With regard to Douglass’s first autobiography, Winifred Morgan writes, the “first paragraph of his Narrative notes that he had never seen ‘any authentic record’ (47) of his birth.” This is relevant to the idea that literacy and the ability to manipulate written words has historically been regarded as proof of a black person’s humanity. The absence of a written record of Douglass’s birth symbolizes the fact that until he wrote his own record of his life–writing himself into existence–his race kept him from being regarded as a human being.

Winifred Morgan writes “In fact, by contravening Auld’s insistence that he live out his existence as a thoughtlessly contented slave, by making every effort to achieve literacy, and finally by becoming quite unmanageable, Douglass showed how well he understood Auld’s dictates” (78). Morgan says this connects to Auld’s “inadvertent lesson,” that “there would be no keeping” the slave who learned to read.

Winifred Morgan writes “As the youthful Douglass realizes when he reads, rereads, and mulls over his copy of The Columbian Orator, the American rhetorical tradition speaks in terms of universal freedom and the rights of all men” (79). Because the passage involves a black man who persuades a white man to emancipate him from slavery, it also emphasizes the connection between writing and speaking, or rhetoric, and a black person’s ability to persuade someone that they’re worthy of human rights.

As she makes the point that many slave narratives written by men emphasized individuality, as opposed to community, Winifred Morgan refers to this fight, writing, “In the Narrative Douglass appears single-handedly to have beaten Covey to a standstill. (Douglass’s second autobiography, My Bondage and My Freedom, reveals that Caroline, a strong slave woman, could have tipped the balance in his opponent’s favor; however, she chose to stay out of the fight and was later punished for not helping Covey.)” (80). With this observation, Morgan suggests that Douglass benefitted more from the support of those in his community than he indicated, even if this support wasn’t direct and active.

Morgan discusses the secret testimony that results in the discovery of their escape plan as an example of the experiences that undermine Douglass’s feeling of community with others, writing, “Douglass’s first attempt to flee North with two other slaves by using the passes he has written almost ends in disaster because someone, presumably another slave, has warned the owners. The Narrative thus gives the impression that neither slaves nor whites can be trusted” (80). While this is true, Morgan’s more general conclusion that Douglass “and the other slaves in the Narrative live isolated and mistrustful lives” seems to be at odds with the description of camaraderie between him and the men he tries to escape with. Douglass writes “The fact was, we cared but little where we went, so we went together. Our greatest concern was about separation. We dreaded that more than any thing this side of death.”

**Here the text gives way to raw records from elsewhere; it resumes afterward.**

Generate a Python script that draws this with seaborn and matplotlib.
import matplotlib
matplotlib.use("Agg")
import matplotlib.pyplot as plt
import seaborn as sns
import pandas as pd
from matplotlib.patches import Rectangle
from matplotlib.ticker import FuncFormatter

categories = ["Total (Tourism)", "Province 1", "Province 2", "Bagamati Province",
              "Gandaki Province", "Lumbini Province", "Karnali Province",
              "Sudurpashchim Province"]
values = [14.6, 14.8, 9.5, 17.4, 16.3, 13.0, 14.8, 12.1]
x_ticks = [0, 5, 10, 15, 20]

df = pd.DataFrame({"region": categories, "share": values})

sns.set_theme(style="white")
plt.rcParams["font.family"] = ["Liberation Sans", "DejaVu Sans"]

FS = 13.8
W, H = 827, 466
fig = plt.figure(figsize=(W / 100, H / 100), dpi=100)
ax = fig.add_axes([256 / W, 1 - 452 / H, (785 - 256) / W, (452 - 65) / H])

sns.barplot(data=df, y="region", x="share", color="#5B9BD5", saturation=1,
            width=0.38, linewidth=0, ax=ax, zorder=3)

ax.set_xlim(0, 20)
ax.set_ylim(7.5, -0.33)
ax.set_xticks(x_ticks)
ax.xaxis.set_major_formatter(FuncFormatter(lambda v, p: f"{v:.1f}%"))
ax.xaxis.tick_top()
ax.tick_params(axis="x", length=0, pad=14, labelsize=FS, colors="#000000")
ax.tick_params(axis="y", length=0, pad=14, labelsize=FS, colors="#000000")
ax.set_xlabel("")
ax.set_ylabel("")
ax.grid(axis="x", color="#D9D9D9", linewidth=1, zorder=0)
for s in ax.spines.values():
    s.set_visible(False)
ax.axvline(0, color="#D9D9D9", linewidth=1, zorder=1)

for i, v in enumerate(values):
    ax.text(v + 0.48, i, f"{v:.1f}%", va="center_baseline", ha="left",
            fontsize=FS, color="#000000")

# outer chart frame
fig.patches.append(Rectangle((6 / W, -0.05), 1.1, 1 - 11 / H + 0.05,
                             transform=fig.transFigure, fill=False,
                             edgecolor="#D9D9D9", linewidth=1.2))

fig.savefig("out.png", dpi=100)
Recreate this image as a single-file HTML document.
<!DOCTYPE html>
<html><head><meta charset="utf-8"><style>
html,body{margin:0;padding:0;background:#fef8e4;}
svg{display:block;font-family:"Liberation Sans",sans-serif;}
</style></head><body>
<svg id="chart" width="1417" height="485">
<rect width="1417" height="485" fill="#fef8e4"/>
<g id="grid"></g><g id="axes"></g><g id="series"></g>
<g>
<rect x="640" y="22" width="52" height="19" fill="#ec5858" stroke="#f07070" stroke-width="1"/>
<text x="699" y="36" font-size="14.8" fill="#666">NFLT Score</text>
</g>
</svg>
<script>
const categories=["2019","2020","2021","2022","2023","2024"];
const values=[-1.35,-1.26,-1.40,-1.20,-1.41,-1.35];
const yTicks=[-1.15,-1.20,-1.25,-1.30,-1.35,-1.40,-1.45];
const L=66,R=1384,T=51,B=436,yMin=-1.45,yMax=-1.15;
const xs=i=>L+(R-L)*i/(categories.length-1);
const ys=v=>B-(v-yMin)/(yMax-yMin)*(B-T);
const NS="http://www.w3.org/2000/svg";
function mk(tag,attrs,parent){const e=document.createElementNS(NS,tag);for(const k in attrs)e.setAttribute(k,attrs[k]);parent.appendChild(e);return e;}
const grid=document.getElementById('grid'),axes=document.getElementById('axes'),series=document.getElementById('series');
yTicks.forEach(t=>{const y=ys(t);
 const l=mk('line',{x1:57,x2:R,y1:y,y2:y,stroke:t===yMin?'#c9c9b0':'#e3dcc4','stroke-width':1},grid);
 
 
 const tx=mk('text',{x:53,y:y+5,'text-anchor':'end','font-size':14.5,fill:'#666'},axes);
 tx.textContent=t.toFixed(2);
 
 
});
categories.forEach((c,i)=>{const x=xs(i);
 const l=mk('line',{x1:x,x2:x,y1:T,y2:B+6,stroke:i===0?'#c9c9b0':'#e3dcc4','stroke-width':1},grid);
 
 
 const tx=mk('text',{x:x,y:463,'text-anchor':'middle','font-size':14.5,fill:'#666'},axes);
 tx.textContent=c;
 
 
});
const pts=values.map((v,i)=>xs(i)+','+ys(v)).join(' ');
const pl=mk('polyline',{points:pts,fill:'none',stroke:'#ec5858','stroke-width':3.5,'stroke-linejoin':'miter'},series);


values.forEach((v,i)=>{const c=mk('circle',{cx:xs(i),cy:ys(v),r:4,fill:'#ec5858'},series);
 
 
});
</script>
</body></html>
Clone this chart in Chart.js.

With reference to the dearth of information about his wife and other women in this narrative, Winifred Morgan writes “The black women in Douglass’s narrative are by nature subordinate to the men. They serve as examples of victimization, such as his aunt, or as shadowy helpmates, such as the free woman he marries” (82).

Winifred Morgan writes “Jacobs’s most important relationship, of course, is with her children, and this keeps her in place when she might otherwise have fled or even committed suicide” (87). In keeping with her point that Douglass’s narrative emphasizes self-reliance and the power associated with literacy, as opposed to community, it’s relevant to consider the fact that when Douglass mentions the prospect of suicide, the thing that saves him is not necessarily the thought of other people, but “the hope of being free.” He feeds this hope by reading, trying to use the dictionary to understand what the word “abolition” means.

In his discussion of what he characterizes as Douglass’s complicated relationship with the Aulds, William McFeely writes “By separating the boy from his relatives, the two had unwittingly seen to it that he had no family ties strong enough to keep him from trying to escape from slavery” (39). This relates to remarks Douglass makes early on in his narrative about “The ties that ordinarily bind children to their homes” being suspended for him, and the fact that the absence of his mother and the distance from his grandmother kept him from feeling close to his brother and sisters. McFeely’s observation contrasts Douglass’s experience with that of Harriet Jacobs, about whom Winifred Morgan wrote “Jacobs fears that if she runs away, the Flints, as retribution, would sell her children; yet she takes a chance on breaking the cycle of slavery because she fears even more having Ellen grow up and repeat her humiliation” (87). There don’t appear to be as many comparable bonds for Douglass.